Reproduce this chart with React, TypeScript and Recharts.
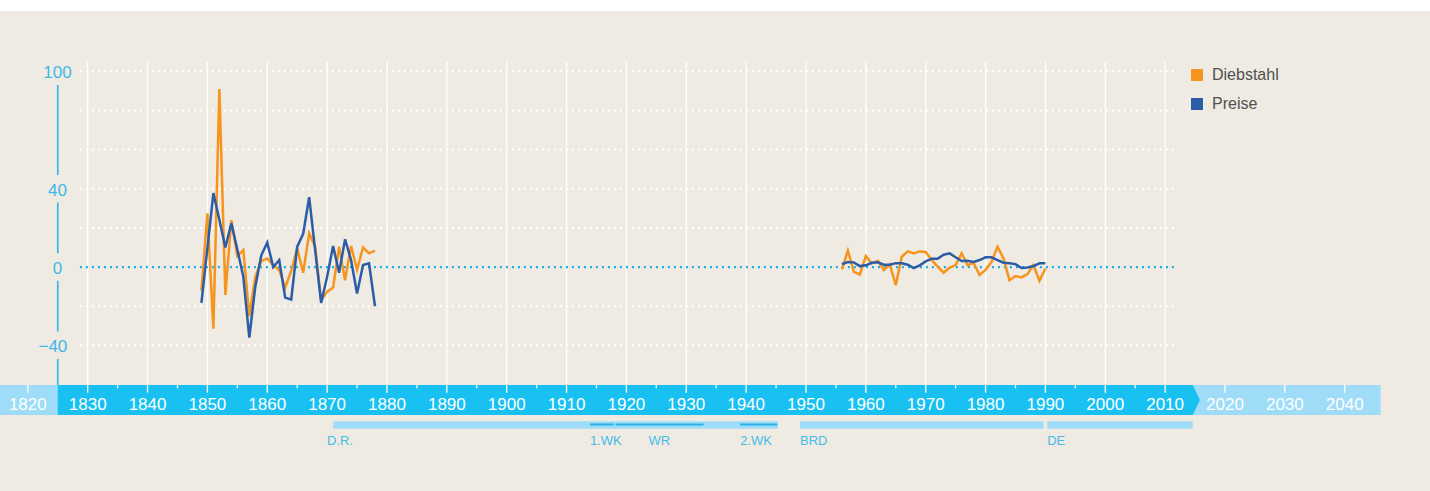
import React from "react";
import {
  LineChart,
  Line,
  XAxis,
  YAxis,
  ReferenceLine,
  ReferenceArea,
  ReferenceDot,
  Legend,
} from "recharts";

// Veränderung gegenüber Vorjahr in %, 1849-1878 und 1956-1990
const EARLY_START = 1849;
const DIEBSTAHL_EARLY = [
  -12, 27.5, -31.5, 91, -14.3, 24, 5.6, 8.7, -25, -5, 3, 4.4, 1, -1.5, -10.4,
  -2, 9.6, -2.9, 17.3, 10.4, -17, -12.6, -10.4, 10.4, -6.7, 10.8, -1.4, 10, 7,
  8.4,
];
const PREISE_EARLY = [
  -18.3, 9.7, 37.8, 24, 10, 22.4, 9, -5, -36, -10, 6, 12.5, 0, 3.6, -15.6,
  -16.6, 10.4, 17, 35.7, 8.7, -18.3, -5, 10.8, -2.9, 14.2, 3.6, -13.5, 1, 1.9,
  -20,
];

const LATE_START = 1956;
const DIEBSTAHL_LATE = [
  -1.2, 8.4, -2.4, -3.8, 5.6, 1.9, 3.2, -1.5, 1.4, -9.2, 5.3, 8, 7, 8, 7.7,
  3.6, 0.2, -2.9, -0.3, 1, 7, 1, 2.2, -4.1, -1.5, 2.7, 10.4, 4.4, -6.7, -4.6,
  -5.3, -3.6, 1, -7, -0.7,
];
const PREISE_LATE = [
  1.5, 2.6, 2.4, 0.5, 0.9, 2.2, 2.4, 1.2, 1.2, 2, 1.9, 1.2, -0.5, 0.9, 2.9,
  4.3, 4.3, 6.3, 7, 5, 3.1, 3.2, 2.6, 3.6, 5, 5, 3.6, 2.2, 1.9, 1.5, -0.5,
  -0.2, 0.5, 1.9, 1.9,
];

const Y_TICKS = [100, 40, 0, -40];
const GRID_VALUES = [100, 80, 60, 40, 20, -20, -40];
const YEAR_TICKS = [
  1820, 1830, 1835, 1840, 1845, 1850, 1855, 1860, 1865, 1870, 1875, 1880, 1885,
  1890, 1895, 1900, 1905, 1910, 1915, 1920, 1925, 1930, 1935, 1940, 1945, 1950,
  1955, 1960, 1965, 1970, 1975, 1980, 1985, 1990, 1995, 2000, 2005, 2010, 2020,
  2030, 2040,
];
const GRID_DECADES = [
  1830, 1840, 1850, 1860, 1870, 1880, 1890, 1900, 1910, 1920, 1930, 1940, 1950,
  1960, 1970, 1980, 1990, 2000, 2010,
];

// Zeitleiste
const ERA_START = [1871, 1949, 1990.3];
const ERA_END = [1945.3, 1989.7, 2014.6];
const PHASE_START = [1913.9, 1918.2, 1939];
const PHASE_END = [1917.9, 1932.9, 1945.2];
const LABEL_NAMES = ["D.R.", "1.WK", "WR", "2.WK", "BRD", "DE"];
const LABEL_YEARS = [1870, 1913.9, 1925.5, 1939, 1949, 1990.3];
const LABEL_ANCHORS = ["start", "start", "middle", "start", "start", "start"];

const X_DOMAIN = [1815.35, 2054.25];
const Y_DOMAIN = [-96, 104.75];
const AXIS_YEAR = 1825;
const BAR_TOP = -60.3;
const BAR_BOTTOM = -75.6;
const ERA_TOP = -78.7;
const ERA_BOTTOM = -82.6;
const PHASE_Y = -80.4;
const LABEL_Y = -91;
const GRID_FROM = 1828.7;
const GRID_TO = 2011.7;
const AXIS_GAP = 7;

const FONT = "'Liberation Sans', Arial, Helvetica, sans-serif";
const BG = "#efebe2";
const CYAN = "#18c1f1";
const LIGHT = "#9fdcf7";
const AXIS_BLUE = "#3cb8e7";
const ORANGE = "#f7941d";
const BLUE = "#2b5ca8";

const data = [
  ...DIEBSTAHL_EARLY.map((d, i) => ({
    year: EARLY_START + i,
    diebstahl: d,
    preise: PREISE_EARLY[i],
  })),
  { year: 1917, diebstahl: null, preise: null },
  ...DIEBSTAHL_LATE.map((d, i) => ({
    year: LATE_START + i,
    diebstahl: d,
    preise: PREISE_LATE[i],
  })),
];

const axisSegments: [number, number][] = Y_TICKS.map((t, i) => [
  t - AXIS_GAP,
  i < Y_TICKS.length - 1 ? Y_TICKS[i + 1] + AXIS_GAP : BAR_TOP,
]);

function YearTick(props: any) {
  const { x, y, payload } = props;
  const v = payload.value;
  const decade = v % 10 === 0;
  const top = y - 70;
  return (
    <g>
      <line
        x1={x}
        x2={x}
        y1={top}
        y2={top + (decade ? 7.7 : 3.3)}
        stroke="#fff"
        strokeWidth={1.3}
      />
      {decade && (
        <text
          x={x}
          y={y - 45}
          textAnchor="middle"
          fill="#fff"
          fontSize={17}
          fontFamily={FONT}
        >
          {v}
        </text>
      )}
    </g>
  );
}

function ValueTick(props: any) {
  const { y, payload } = props;
  const v = payload.value;
  const axisX = 57.5;
  const neg = v < 0;
  return (
    <text
      x={neg ? axisX + String(Math.abs(v)).length * 4.9 : axisX}
      y={y}
      dy={7}
      textAnchor={neg ? "end" : "middle"}
      fill={AXIS_BLUE}
      fontSize={17}
      fontFamily={FONT}
    >
      {neg ? `\u2212${Math.abs(v)}` : v}
    </text>
  );
}

function ArrowBar(props: any) {
  const { x, y, width, height } = props;
  const tip = 7;
  const pts = [
    [x, y],
    [x + width - tip, y],
    [x + width, y + height / 2],
    [x + width - tip, y + height],
    [x, y + height],
  ]
    .map((p) => p.join(","))
    .join(" ");
  return <polygon points={pts} fill={CYAN} />;
}

function EraLabel(props: any) {
  const { viewBox, text, anchor } = props;
  return (
    <text
      x={viewBox.x}
      y={viewBox.y}
      textAnchor={anchor}
      fill="#45bce9"
      fontSize={13}
      fontFamily={FONT}
    >
      {text}
    </text>
  );
}

function LegendBox(props: any) {
  const { payload } = props;
  return (
    <div style={{ fontFamily: FONT, fontSize: 16, color: "#505050" }}>
      {(payload || []).map((p: any) => (
        <div
          key={p.value}
          style={{ display: "flex", alignItems: "center", height: 29 }}
        >
          <span
            style={{
              width: 12,
              height: 12,
              background: p.color,
              marginRight: 9,
              display: "inline-block",
            }}
          />
          {p.value}
        </div>
      ))}
    </div>
  );
}

export default function App() {
  return (
    <div
      style={{
        position: "absolute",
        left: 0,
        top: 0,
        width: 1430,
        height: 491,
        background: "#fff",
      }}
    >
      <div style={{ marginTop: 11, height: 480, background: BG }}>
        <LineChart
          width={1430}
          height={480}
          data={data}
          margin={{ top: 51, right: 0, bottom: 0, left: 0 }}
        >
          <XAxis
            dataKey="year"
            type="number"
            domain={X_DOMAIN}
            ticks={YEAR_TICKS}
            interval={0}
            height={36}
            axisLine={false}
            tickLine={false}
            tickSize={0}
            tickMargin={0}
            tick={<YearTick />}
            allowDataOverflow
          />
          <YAxis
            type="number"
            domain={Y_DOMAIN}
            ticks={Y_TICKS}
            interval={0}
            width={60}
            mirror
            axisLine={false}
            tickLine={false}
            tick={<ValueTick />}
            allowDataOverflow
          />

          {GRID_DECADES.map((d) => (
            <ReferenceLine
              key={`v${d}`}
              segment={[
                { x: d, y: Y_DOMAIN[1] },
                { x: d, y: BAR_TOP },
              ]}
              stroke="#fff"
              strokeWidth={1.3}
            />
          ))}
          {GRID_VALUES.map((v) => (
            <ReferenceLine
              key={`h${v}`}
              segment={[
                { x: GRID_FROM, y: v },
                { x: GRID_TO, y: v },
              ]}
              stroke="#fff"
              strokeWidth={2}
              strokeDasharray="2 4"
            />
          ))}
          <ReferenceLine
            segment={[
              { x: GRID_FROM, y: 0 },
              { x: GRID_TO, y: 0 },
            ]}
            stroke="#1aaee8"
            strokeWidth={2.2}
            strokeDasharray="2 4"
          />
          {axisSegments.map(([a, b]) => (
            <ReferenceLine
              key={`a${a}`}
              segment={[
                { x: AXIS_YEAR, y: a },
                { x: AXIS_YEAR, y: b },
              ]}
              stroke={AXIS_BLUE}
              strokeWidth={1.7}
            />
          ))}

          <ReferenceArea
            x1={X_DOMAIN[0]}
            x2={2046}
            y1={BAR_TOP}
            y2={BAR_BOTTOM}
            fill={LIGHT}
            fillOpacity={1}
            stroke="none"
          />
          <ReferenceArea
            x1={AXIS_YEAR}
            x2={2015.8}
            y1={BAR_TOP}
            y2={BAR_BOTTOM}
            shape={<ArrowBar />}
          />
          {ERA_START.map((s, i) => (
            <ReferenceArea
              key={`e${s}`}
              x1={s}
              x2={ERA_END[i]}
              y1={ERA_TOP}
              y2={ERA_BOTTOM}
              fill={LIGHT}
              fillOpacity={1}
              stroke="none"
            />
          ))}
          {PHASE_START.map((s, i) => (
            <ReferenceLine
              key={`p${s}`}
              segment={[
                { x: s, y: PHASE_Y },
                { x: PHASE_END[i], y: PHASE_Y },
              ]}
              stroke="#27b3ea"
              strokeWidth={2}
            />
          ))}
          {LABEL_NAMES.map((n, i) => (
            <ReferenceDot
              key={`l${n}`}
              x={LABEL_YEARS[i]}
              y={LABEL_Y}
              r={0}
              fill="none"
              stroke="none"
              label={<EraLabel text={n} anchor={LABEL_ANCHORS[i]} />}
            />
          ))}

          <Line
            type="linear"
            dataKey="diebstahl"
            name="Diebstahl"
            stroke={ORANGE}
            strokeWidth={2.5}
            dot={false}
            activeDot={false}
            isAnimationActive={false}
          />
          <Line
            type="linear"
            dataKey="preise"
            name="Preise"
            stroke={BLUE}
            strokeWidth={2.5}
            dot={false}
            activeDot={false}
            isAnimationActive={false}
          />
          <Legend
            layout="vertical"
            align="center"
            verticalAlign="middle"
            wrapperStyle={{ left: 1191, top: 49.5, width: "auto" }}
            content={<LegendBox />}
          />
        </LineChart>
      </div>
    </div>
  );
}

★ ★ ★ ★ ★ ★ ★

[Stated problem]:
Find all lines where the word "React" appears. Copy them.

[Final result]:
Reproduce this chart with React, TypeScript and Recharts.
import React from "react";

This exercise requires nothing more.